Sigismund von Götzen or Sigmundt von Götz (1576–1650) was the Calvinist chancellor of the privy council of George William, Elector of Brandenburg. In 1630, he forced out of office the Roman Catholic Count Adam of Schwarzenberg, who had been in part responsible for the policy of irenicist neutrality that had been pursued by the Margraviate of Brandenburg in the Thirty Years' War. Götzen was one of the two delegates representing Brandenburg in the conference at Leipzig, 1631, where were discussed the terms of a Protestant alliance. The Brandenburgers argued that such an alliance need not violate the imperial constitution under which the Holy Roman Empire was organized, a view that was adopted by the assembled Protestant princes.
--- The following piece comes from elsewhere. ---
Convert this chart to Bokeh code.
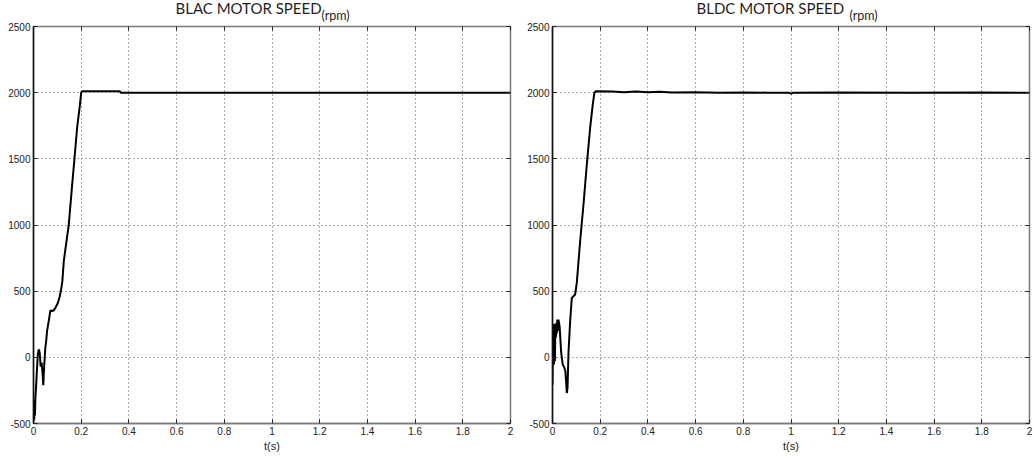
from bokeh.plotting import figure
from bokeh.layouts import row
from bokeh.models import LinearAxis, Range1d, FixedTicker, Title
from bokeh.embed import file_html
from bokeh.resources import INLINE

# ---- data ----
x_ticks = [0, 0.2, 0.4, 0.6, 0.8, 1.0, 1.2, 1.4, 1.6, 1.8, 2.0]
x_tick_labels = ["0", "0.2", "0.4", "0.6", "0.8", "1", "1.2", "1.4", "1.6", "1.8", "2"]
y_ticks = [-500, 0, 500, 1000, 1500, 2000, 2500]
y_tick_labels = ["-500", "0", "500", "1000", "1500", "2000", "2500"]

blac_t = [0, 0.002, 0.003, 0.005, 0.006, 0.008, 0.010, 0.014, 0.018, 0.022, 0.026,
          0.030, 0.034, 0.038, 0.041, 0.045, 0.049, 0.053, 0.057, 0.064, 0.071,
          0.078, 0.085, 0.092, 0.102, 0.110, 0.117, 0.121, 0.127, 0.137, 0.148,
          0.161, 0.171, 0.183, 0.195, 0.200, 0.205, 0.300, 0.362, 0.366, 1.0, 2.0]
blac_v = [-485, -350, -470, -320, -440, -300, -250, -110, 20, 60, 35,
          -70, -40, -120, -210, -60, 60, 120, 200, 275, 355,
          350, 355, 375, 410, 460, 525, 576, 727, 860, 1005,
          1283, 1485, 1737, 1914, 2002, 2010, 2011, 2010, 2000, 2000, 2000]

bldc_t = [0, 0.002, 0.004, 0.006, 0.008, 0.010, 0.012, 0.014, 0.016, 0.018,
          0.020, 0.022, 0.025, 0.030, 0.0365, 0.043, 0.050, 0.054, 0.057, 0.060,
          0.063, 0.067, 0.074, 0.081, 0.088, 0.095, 0.102, 0.116, 0.130, 0.144,
          0.158, 0.169, 0.176, 0.182, 0.25, 0.30, 0.35, 0.40, 0.45, 0.50, 0.60,
          0.70, 0.80, 0.90, 0.99, 1.00, 1.01, 1.20, 1.50, 1.80, 2.0]
bldc_v = [-207, 121, 248, -55, 254, -30, 220, 150, 260, 180,
          285, 200, 285, 230, 33, -55, -80, -105, -182, -270,
          -230, 33, 273, 449, 462, 475, 566, 879, 1157, 1460,
          1737, 1914, 2002, 2010, 2008, 2004, 2009, 2003, 2006, 2001, 2004,
          2000, 2002, 2000, 2000, 1993, 2000, 2001, 2000, 2001, 2000]


def make(title_main, title_off, unit_off, t, v, b_left, b_right):
    p = figure(frame_width=477, frame_height=397,
               min_border_left=b_left, min_border_right=b_right,
               min_border_top=26, min_border_bottom=36,
               x_range=Range1d(0, 2), y_range=Range1d(-500, 2500),
               output_backend="svg", toolbar_location=None)
    p.background_fill_color = "white"
    p.border_fill_color = "white"
    p.outline_line_color = "#7a7a7a"
    p.outline_line_width = 1.5

    p.xaxis.ticker = FixedTicker(ticks=x_ticks)
    p.yaxis.ticker = FixedTicker(ticks=y_ticks)
    p.xaxis.major_label_overrides = {x: s for x, s in zip(x_ticks, x_tick_labels)}
    p.yaxis.major_label_overrides = {y: s for y, s in zip(y_ticks, y_tick_labels)}

    for ax in (p.xaxis[0], p.yaxis[0]):
        ax.major_tick_in = 4
        ax.major_tick_out = 0
        ax.minor_tick_line_color = None
        ax.major_label_text_font = "Liberation Sans"
        ax.major_label_text_font_size = "10px"
        ax.major_label_text_color = "#222222"
        ax.major_tick_line_color = "#222222"
        ax.major_label_standoff = 3
    p.yaxis.axis_line_color = "#111111"
    p.yaxis.axis_line_width = 1.5
    p.xaxis.axis_line_color = "#7a7a7a"
    p.xaxis.axis_line_width = 1.5

    p.xaxis.axis_label = "t(s)"
    p.xaxis.axis_label_text_font = "Liberation Sans"
    p.xaxis.axis_label_text_font_size = "11px"
    p.xaxis.axis_label_text_font_style = "normal"
    p.xaxis.axis_label_text_color = "#222222"
    p.xaxis.axis_label_standoff = 2

    top = LinearAxis(ticker=FixedTicker(ticks=x_ticks), major_tick_in=4, major_tick_out=0,
                     minor_tick_line_color=None, axis_line_color=None,
                     major_label_overrides={x: "" for x in x_ticks},
                     major_label_text_font_size="1px", major_label_standoff=0,
                     major_tick_line_color="#222222")
    right = LinearAxis(ticker=FixedTicker(ticks=y_ticks), major_tick_in=4, major_tick_out=0,
                       minor_tick_line_color=None, axis_line_color=None,
                       major_label_overrides={y: "" for y in y_ticks},
                       major_label_text_font_size="1px", major_label_standoff=0,
                       major_tick_line_color="#222222")
    p.add_layout(top, "above")
    p.add_layout(right, "right")

    p.xgrid.grid_line_color = "#555555"
    p.ygrid.grid_line_color = "#555555"
    p.xgrid.grid_line_dash = "1 3"
    p.ygrid.grid_line_dash = "1 3"

    p.line(t, v, line_color="black", line_width=2)

    p.add_layout(Title(text="(rpm)", align="left", offset=unit_off, standoff=8,
                       text_font="Lato", text_font_size="12.5px",
                       text_font_style="normal", text_color="#1f1f1f"), "above")
    p.add_layout(Title(text=title_main, align="left", offset=title_off, standoff=-30,
                       text_font="Lato", text_font_size="15px",
                       text_font_style="normal", text_color="#1f1f1f"), "above")
    return p


p1 = make("BLAC MOTOR SPEED", 142, 288, blac_t, blac_v, 33, 7)
p2 = make("BLDC MOTOR SPEED", 144, 297, bldc_t, bldc_v, 35, 5)
layout = row(p1, p2)

open("out.html", "w").write(file_html(layout, INLINE))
The colloquy resulted in the Leipzig Manifesto,[1] signed by the princes (12 April 1631), under the terms of which the Protestant defensive association, the Leipziger Bund, formed an army of 40,000 troops "to uphold the basic laws, the imperial constitution, and the German liberties of the Protestant states."[2]

Notes edit

  1. ^ Details of the colloquy and the Manifesto are in Bodo Nischan, "Reformed Irenicism and the Leipzig colloquy of 1631", Central European History 9 (1976:3-26)
  2. ^ (Andrew Pettegree, A. C. Duke and Gillian Lewis, eds.) Bodo Nischan, "The case of Brandenburg", in Calvinism in Europe, 1540-1620 (Cambridge University Press) 1994:203.